Home > John's Blogs, Temptation & Sin > Seven Capital Vices, Part 6: Anger

Seven Capital Vices, Part 6: Anger

This post continues looking at Rebecca Konynkyk DeYoung’s book Glittering Vices, which is a book about what we commonly call the “7 deadly sins” and she calls the “7 capital vices.”  We’ve examined Envy, Vainglory, Sloth, Avarice, and this post will consider Anger.  The problem with anger is deciding when our anger is justified, and when it is a vice.  How do you differentiate between righteous anger, and sinful anger?

First, DeYoung summarizes Aquinas to determine righteous anger:

Righteous anger therefore expresses the desire to punish injustice, not because we delight in the evil of punishment as evil, but because punishment is required to redress a wrong.  The end that moves the rightly angered person is the good of justice, a desire for things to be made right between persons.


(I)f anger is in for a fight, then to stay clear of being a vice, it must fight the good fight.  This means fighting for a good cause and fighting well.  Anger must serve the cause, not the other way around.  Venting emotion is not itself the point; in fact, expressing anger in order to let off steam is often a moral mistake.

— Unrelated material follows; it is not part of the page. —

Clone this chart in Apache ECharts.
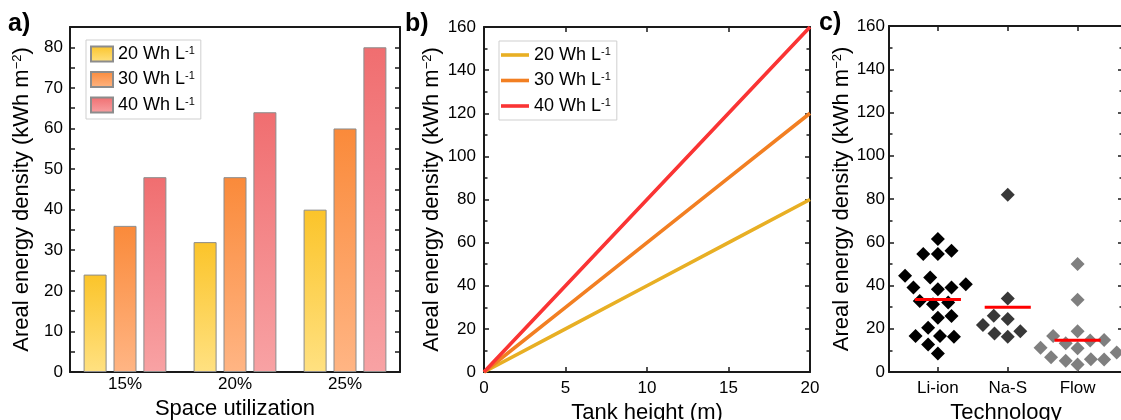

Righteous anger fights on behalf of a good cause.  When we see others treated unjustly, we are right to have an emotional response to it.  However, DeYoung thinks that even when our cause is just we often make a mistake by giving free reign to the anger, rather than to righting the injustice.  Anger can be felt, and acted upon, and be righteous.  But a righteous cause can still turn to anger as vice when we simply vent or let our anger hold us hostage.  I see this a lot when I watch parents defend children.  Often, the cause is just but the method is not.

On the other hand, we also let anger become a vice when we direct it at unrighteous causes.  DeYoung says, “Anger turns vicious, however, when it fights for its own selfish cause, not for justice, and when it fights dirty.”  In other words, we can usually trace unrighteous anger by simply seeing that we are angry at something done to us.  We are much quicker to get angry on our own behalf than on someone else’s behalf, and we are much more likely to blow it out of proportion when it’s on our behalf.

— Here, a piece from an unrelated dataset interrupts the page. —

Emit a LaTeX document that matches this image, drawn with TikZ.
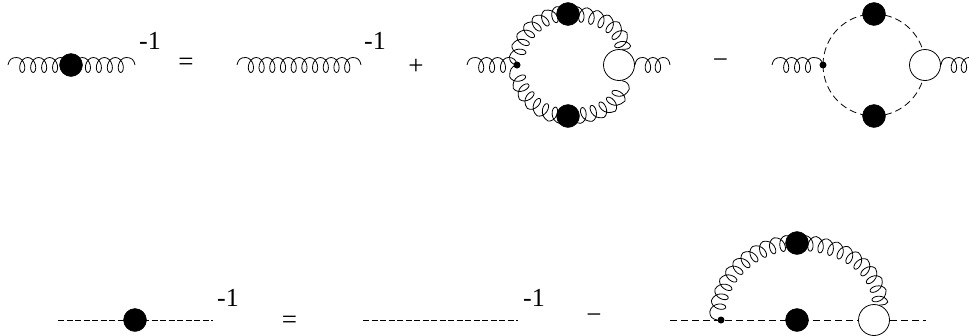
\documentclass[tikz,border=0pt]{standalone}
\usepackage{fontspec}
\setmainfont{Liberation Serif}
\usetikzlibrary{decorations,backgrounds}
\newcommand{\gluonR}{5pt}
\pgfdeclaredecoration{gluonloop}{initial}{
  \state{initial}[width=0.8*\pgfdecorationsegmentlength,next state=loop]{
    \pgfpathcurveto{\pgfpoint{0.1*\pgfdecorationsegmentlength}{0.7*\pgfdecorationsegmentamplitude}}
                   {\pgfpoint{0.3*\pgfdecorationsegmentlength}{\pgfdecorationsegmentamplitude}}
                   {\pgfpoint{0.8*\pgfdecorationsegmentlength}{\pgfdecorationsegmentamplitude}}
  }
  \state{loop}[width=\pgfdecorationsegmentlength]{
    \pgfmathsetlengthmacro\gL{\pgfdecorationsegmentlength}
    \pgfmathsetlengthmacro\gA{\pgfdecorationsegmentamplitude}
    \pgfmathsetlengthmacro\gv{\gL*0.1592}
    \pgfmathsetlengthmacro\gR{\gluonR}
    \pgfmathsetlengthmacro\gc{0.55*\gv}
    \pgfmathsetlengthmacro\gd{0.55*\gA}
    \pgfmathsetlengthmacro\gp{0.55*(\gv+\gR)}
    \pgfmathsetlengthmacro\gm{0.55*(\gv-\gR)}
    \pgfpathcurveto{\pgfpoint{\gp}{\gA}}{\pgfpoint{0.25*\gL+\gR-\gc}{\gd}}{\pgfpoint{0.25*\gL+\gR}{0pt}}
    \pgfpathcurveto{\pgfpoint{0.25*\gL+\gR+\gc}{-\gd}}{\pgfpoint{0.5*\gL-\gm}{-\gA}}{\pgfpoint{0.5*\gL}{-\gA}}
    \pgfpathcurveto{\pgfpoint{0.5*\gL+\gm}{-\gA}}{\pgfpoint{0.75*\gL-\gR-\gc}{-\gd}}{\pgfpoint{0.75*\gL-\gR}{0pt}}
    \pgfpathcurveto{\pgfpoint{0.75*\gL-\gR+\gc}{\gd}}{\pgfpoint{\gL-\gp}{\gA}}{\pgfpoint{\gL}{\gA}}
  }
  \state{final}{
    \pgfpathcurveto{\pgfpoint{0.6*\pgfdecoratedremainingdistance}{\pgfdecorationsegmentamplitude}}
                   {\pgfpoint{0.9*\pgfdecoratedremainingdistance}{0.7*\pgfdecorationsegmentamplitude}}
                   {\pgfpoint{\pgfdecoratedremainingdistance}{0pt}}
    \pgfpathlineto{\pgfpointdecoratedpathlast}
  }
}
\tikzset{
  x=1pt,y=-1pt,
  gluon/.style={line width=0.8pt,decorate,decoration={gluonloop,segment length=#1,amplitude=7.5pt}},
  gluon/.default=11pt,
  dashline/.style={line width=0.8pt,dash pattern=on 7pt off 4pt},
  dashthin/.style={line width=0.6pt,dash pattern=on 6pt off 2.5pt},
  blob/.style={circle,fill=black,draw=black,inner sep=0pt,minimum size=23pt},
  openblob/.style={circle,fill=white,draw=black,line width=0.8pt,inner sep=0pt,minimum size=31pt},
  vertexdot/.style={circle,fill=black,inner sep=0pt,minimum size=7pt},
  lab/.style={font=\fontsize{26}{26}\selectfont,inner sep=0pt},
  oplab/.style={font=\fontsize{27}{27}\selectfont,inner sep=0pt},
}
\begin{document}
\begin{tikzpicture}
\useasboundingbox (0,0) rectangle (969,335);
% row 1
\node[blob] (b1) at (71,65) {};
\coordinate (a1) at (8,65);
\coordinate (a2) at (135,65);
\node[lab] (e1) at (150,41) {-1};
\node[oplab] (eq1) at (186,64) {=};
\coordinate (c1) at (237,65);
\coordinate (c2) at (361,65);
\node[lab] (e2) at (375,41) {-1};
\node[oplab] (plus) at (416,67) {+};
\coordinate (d1) at (467,65);
\node[vertexdot] (d2) at (517,65) {};
\node[blob] (d3) at (568,14) {};
\node[blob] (d4) at (568,116) {};
\node[openblob] (d5) at (619,65) {};
\coordinate (d6) at (670,65);
\node[oplab] (minus1) at (720.5,64) {−};
\coordinate (f1) at (772,65);
\node[vertexdot] (f2) at (823,65) {};
\node[blob] (f3) at (874,14) {};
\node[blob] (f4) at (874,116) {};
\node[openblob] (f5) at (925,65) {};
\coordinate (f6) at (976,65);
% row 2
\coordinate (g1) at (58,320);
\node[blob] (g2) at (135,320) {};
\coordinate (g3) at (213,320);
\node[lab] (e3) at (228,298) {-1};
\node[oplab] (eq2) at (289.5,322) {=};
\coordinate (h1) at (363,320);
\coordinate (h2) at (518,320);
\node[lab] (e4) at (534,298) {-1};
\node[oplab] (minus2) at (594,319) {−};
\coordinate (k1) at (670,320);
\node[vertexdot] (k2) at (721,320) {};
\node[blob] (k3) at (797,320) {};
\node[openblob] (k4) at (874,320) {};
\coordinate (k5) at (926,320);
\node[blob] (k6) at (797,243) {};
\begin{scope}[on background layer]
\fill[white] (0,0) rectangle (969,335);
\draw[gluon=10.95pt] (a1) -- (a2);
\draw[gluon=10.7pt] (c1) -- (c2);
\draw[gluon=10.9pt] (d1) -- (d2.center);
\draw[gluon=10pt] (d5.east) -- (d6);
\draw[gluon=10.5pt] (d2.center) to[out=90,in=180] (d3.center);
\draw[gluon=10.5pt] (d3.center) to[out=0,in=90] (d5.80);
\draw[gluon=10.5pt] (d5.-80) to[out=-90,in=0] (d4.center);
\draw[gluon=10.5pt] (d4.center) to[out=180,in=-90] (d2.center);
\draw[gluon=10.9pt] (f1) -- (f2.center);
\begin{scope}
\clip (0,0) rectangle (969,335);
\draw[gluon=10pt] (f5.east) -- (f6);
\end{scope}
\draw[dashline] (f2.center) to[out=90,in=180] (f3.center);
\draw[dashline] (f3.center) to[out=0,in=90] (f5.center);
\draw[dashline] (f2.center) to[out=-90,in=180] (f4.center);
\draw[dashline] (f4.center) to[out=0,in=-90] (f5.center);
\draw[dashthin] (g1) -- (g3);
\draw[dashthin] (h1) -- (h2);
\draw[dashline] (k1) -- (k5);
\draw[gluon=10.5pt] (k2.west) to[out=90,in=180] (k6.center);
\draw[gluon=10.5pt] (k6.center) to[out=0,in=90] (k4.70);
\end{scope}
\end{tikzpicture}
\end{document}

Therefore, a simple guide to determining righteous anger from unrighteous anger is usually simply asking, “Am I angry about what someone did to me or my family?”  If the answer is yes, tread carefully.  While we certainly can be treated unjustly, we usually blow it out of proportion and are more interested in revenge than justice.

This is a terrible vice to master, because we want to justify our anger.  We want to see it as just.  We tell our friends our side of the story, and wait for them to justify our angry response.  We rationalize our anger away, says DeYoung – “Too often, we begin with anger and make our best judgments its puppet.”  We easily decide our cause is just, when our anger is really self-serving.

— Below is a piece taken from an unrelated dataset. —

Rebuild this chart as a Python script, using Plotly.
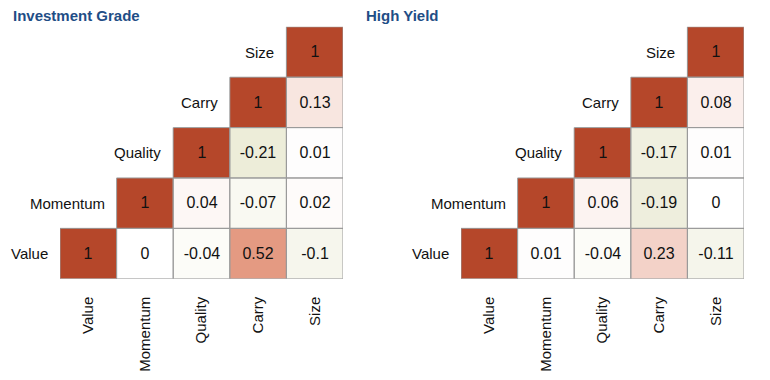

Anger is rooted in pride, as are all the capital vices.  DeYoung notes it is “deeply connected to our love of ourselves, especially our fear of exposure and our need for security.”  So what can we do?

DeYoung suggests making a journal of times we get angry.  Keep the journal for a week, than put it away for a week.  Re-read it, and see if we blew things out of proportion.  Also, I think more significantly, take the attitude of Christ from Philippians 2 and lower our view of ourselves.

Because wrath is so often rooted in unholy expectations – both of what we are due and what others are due – dealing with this vice requires setting realistic expectations and realizing that the claims we make on the world may be overinflated by our fragile or arrogant egos.

Right.  When we give up our expectations of everyone else, lots of our anger disappears.